Da quando è iniziata la guerra in Ucraina, i cittadini hanno iniziato a prendere d’assalto i supermercati per accaparrarsi scorte di prodotti alimentari. Lorenzo Bazzana, responsabile economico di Coldiretti, è stato intervistato dal quotidiano Fanpage per capire quali prodotti potrebbero mancare nei prossimi mesi.

Intanto bisogna sottolineare che la paura è assolutamente ingiustificata: al momento non c’è alcuna una carenza dei prodotti come olio di girasole, farina di frumento tenero e zucchero che vengono principalmente importati dall’Ucraina.

Frumento tenero italiani, pane, biscotti, grissini, dolci, sono per metà destinati all’esportazione. Quindi produciamo più di quello che consumiamo. Per il frumento duro, spiega Fanpage, abbiamo una produzione nazionale che copre circa il 45 per cento, e quindi circa il 55 per cento è prodotto di importazione. Problemi potrebbero nascere per il mais, legato alla filiera zootecnica, per cui circa il 50 per cento del prodotto destinato all’alimentazione animale è di importazione, e per la soia, destinata anch’essa all’alimentazione animale, dove più del 60-70 per cento è di provenienza estera.

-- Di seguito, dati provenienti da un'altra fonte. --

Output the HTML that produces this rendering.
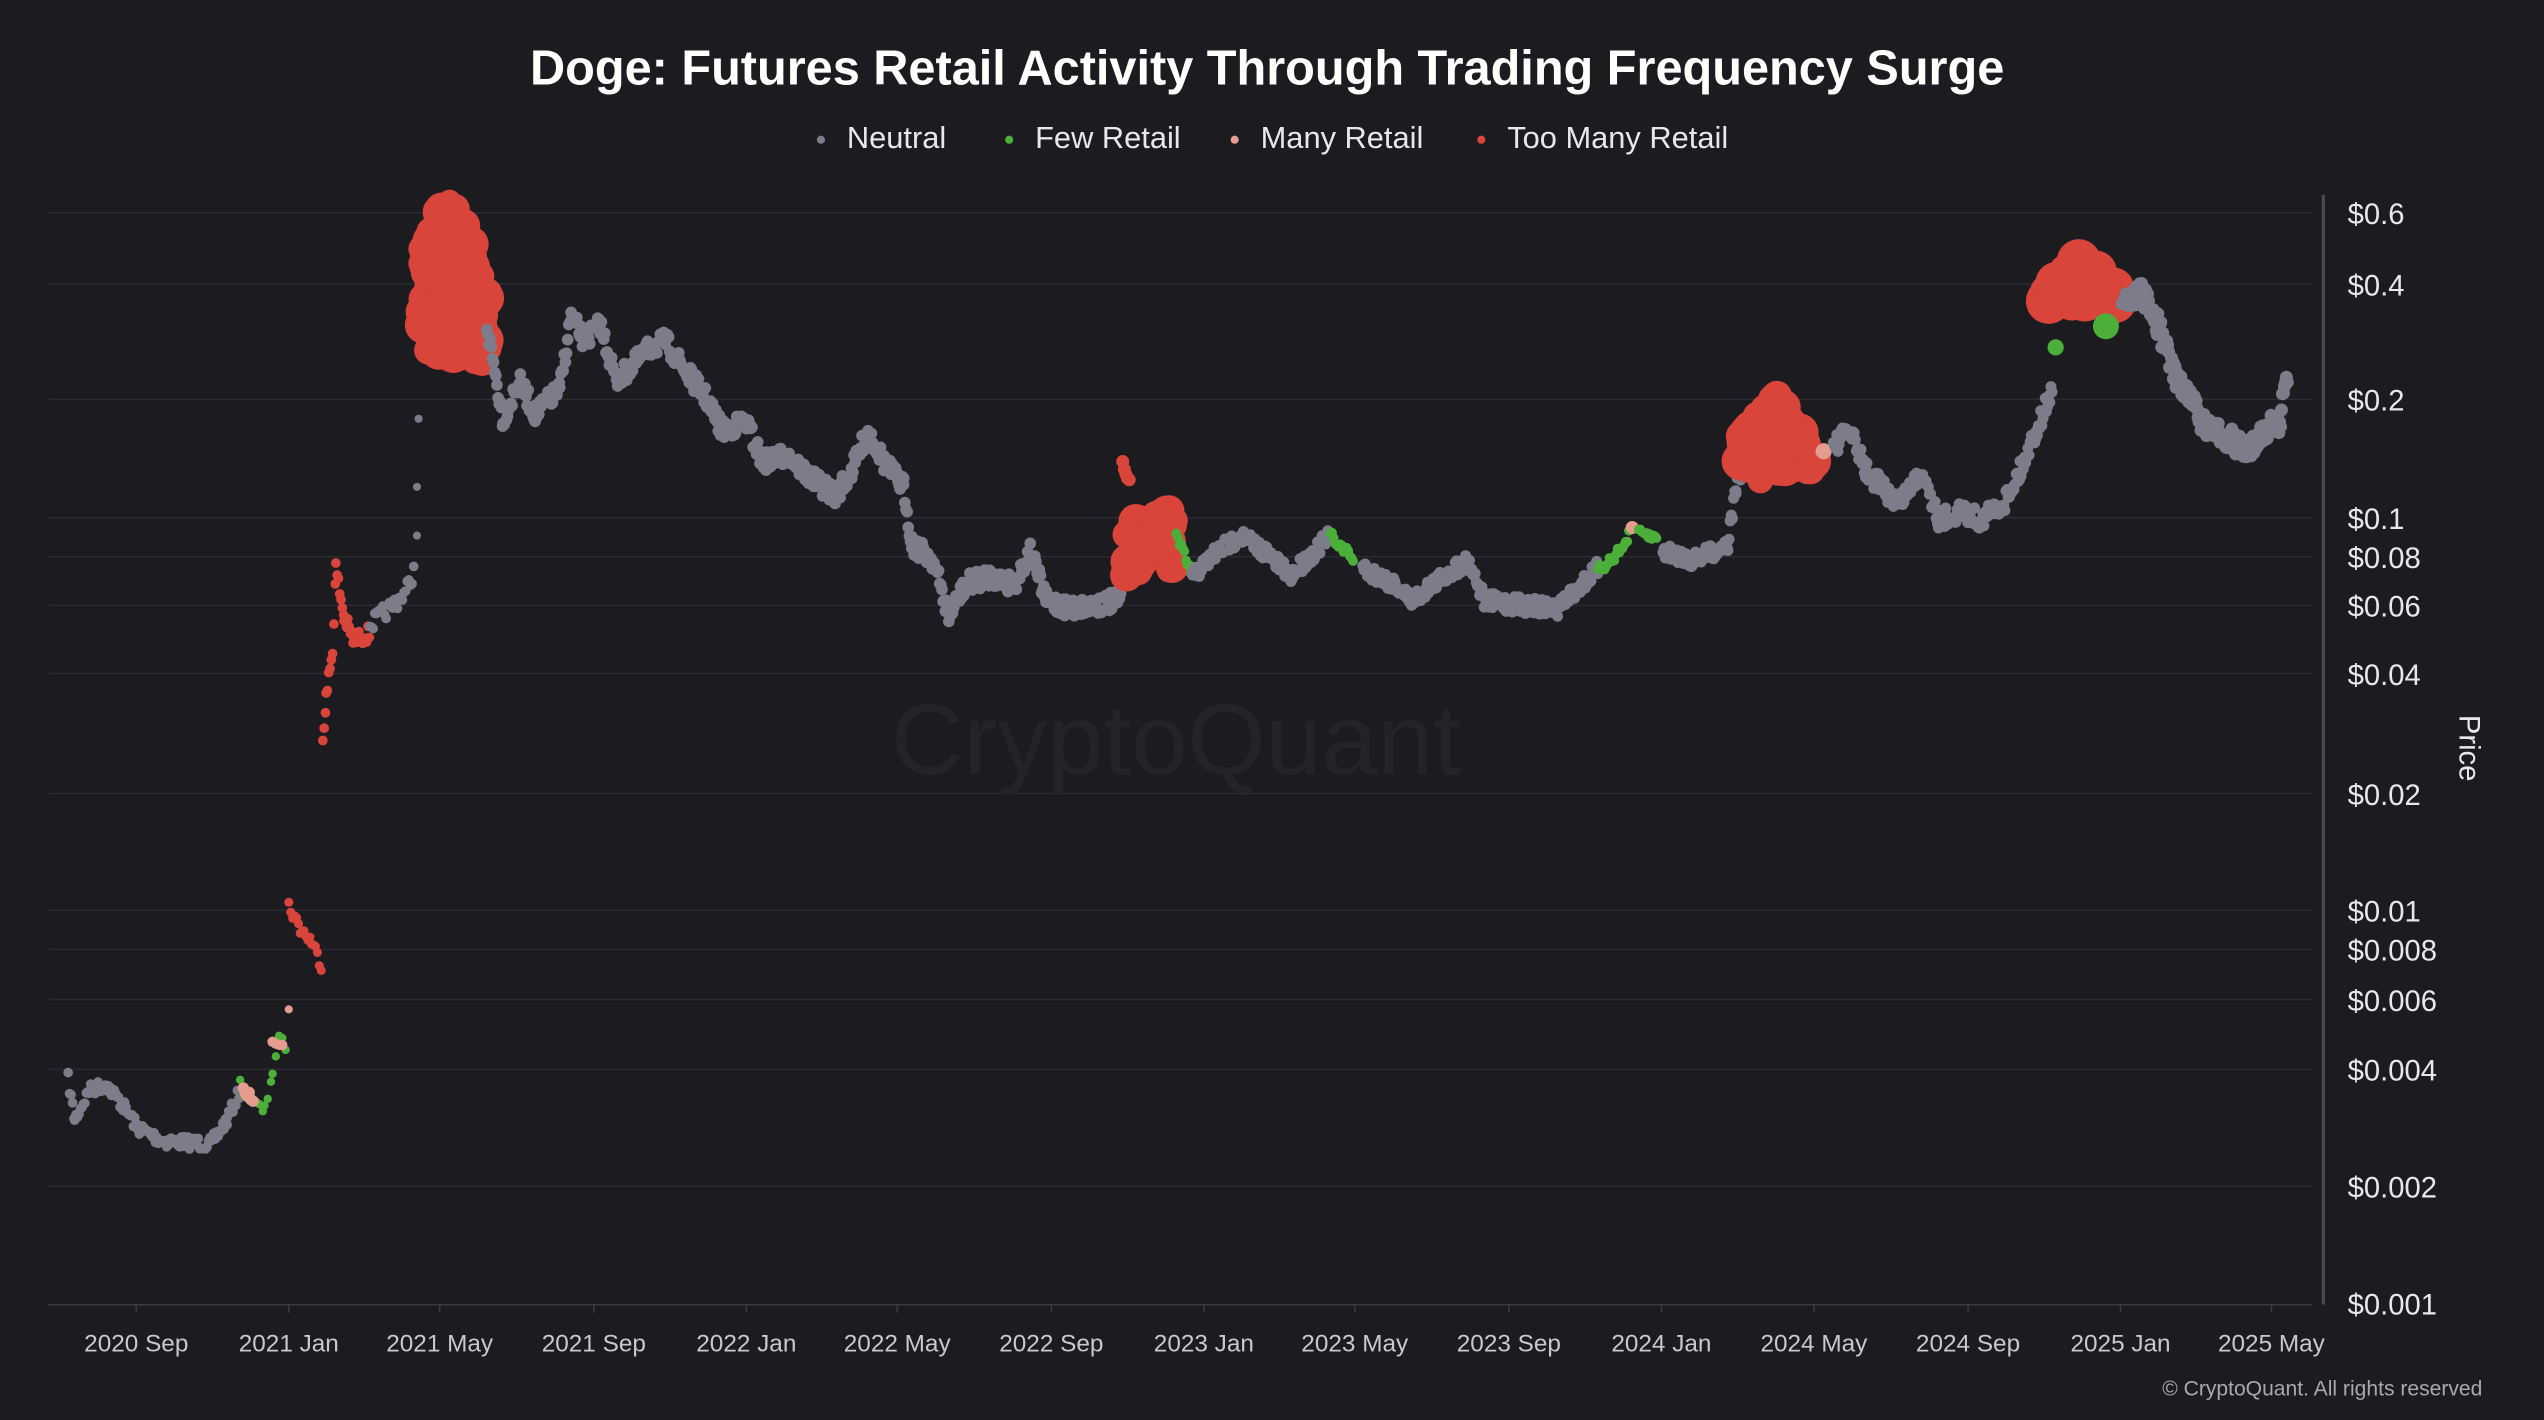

Sul latte siamo autosufficienti per l’86 per cento, mentre per le uova siamo autosufficienti. Il prezzo dei cereali invece è cresciuto prima della guerra, perché la Cina stava facendo accaparramento di scorte, e questo ha generato delle tensioni sui mercati internazionali. Per questo bisogna lavorare sull’ottimizzazione della produzione interna: per esempio, dice Coldiretti, la proliferazione di cavallette dello scorso anno in Sardegna è figlia della non coltivazione dei terreni, perché non sufficientemente remunerativi: le cavallette che avevano deposto le loro ovature nel terreno sono riuscite così a riprodursi perché appunto il terreno non era coltivato.

Come si può invertire la tendenza? Con i contratti di filiera, dice Coldiretti a Fanpage, che sono uno strumento previsto dalla nostra legislazione, in modo che ci sia una programmazione e un prezzo che viene concordato prima. E poi bisogna programmare un aumento delle superfici, recuperando quelle che nel corso degli anni sono state abbandonate per motivi economici.